First, there was a scandal involving a large slush fund run by the dean of the law school, allowing him to hand out “forgivable loans” to select faculty members. The university’s president, William Powers, promised an investigation by an in-house lawyer, who dutifully produced a “nothing to see here” report. Hall argued that the matter required a more objective assessment, but his complaints were ignored.

Quoted in this piece, Hall said, “I was overruled. That’s when I first felt like, one, there’s a problem at UT, and, two, the system has set up a scheme that gives the opportunity for a less than robust investigation.”
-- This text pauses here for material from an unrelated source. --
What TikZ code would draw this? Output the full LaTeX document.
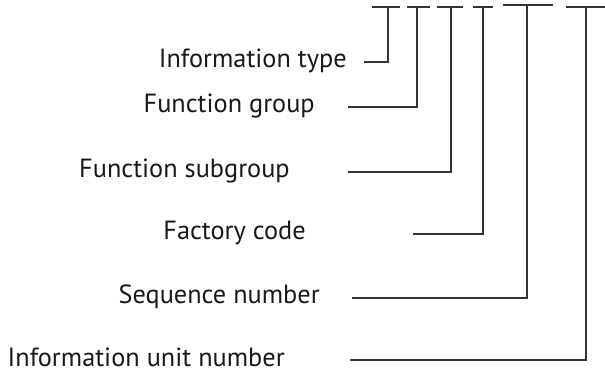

But Hall kept pushing the Board to insist that the Texas attorney general’s office dig into the matter. It did, and then the truth finally came out that the dean of the law school was using the fund simply to hand out favors, including a $500,000 “loan” to himself. The AG’s report brought down the house of cards. The dean resigned and the scandal contributed to the pressure on president Powers to choose between resigning and being fired.

That fight was just a minor skirmish compared with the coming war over the secret, back-door admissions process at UT-Austin.

In 2013, Texas media began running articles such as this, suggesting that some students, despite their low scores and grades, were being admitted to UT as a favor to influential people.

In response, then-chancellor Francisco Cigarroa asked university general counsel Dan Sharphorn to investigate. The result was a mild report saying that the study had found “no evidence of overt pressure on Admissions Office staff to admit applicants based on the recommendations of persons of influence.” Sharphorn’s findings were accepted by president William Powers, who said that the report would be helpful.

Powers hoped that would be the end of the matter, but shortly afterward, Hall announced that he had found evidence in internal UT emails of blatant admissions favoritism at UT’s law school. That led to furious demands for his removal from office by Texans who didn’t like the way he kept turning over rocks. Several members of the legislature called for Hall’s impeachment and the Board of Regents formed a committee to see if there were legal grounds for doing so. When the lawyers it hired concluded that there was no ground for impeaching Hall, the committee voted to censure Hall for “disloyalty.”

We need more activist trustees at universities all over the country. There are a lot of rocks to turn over.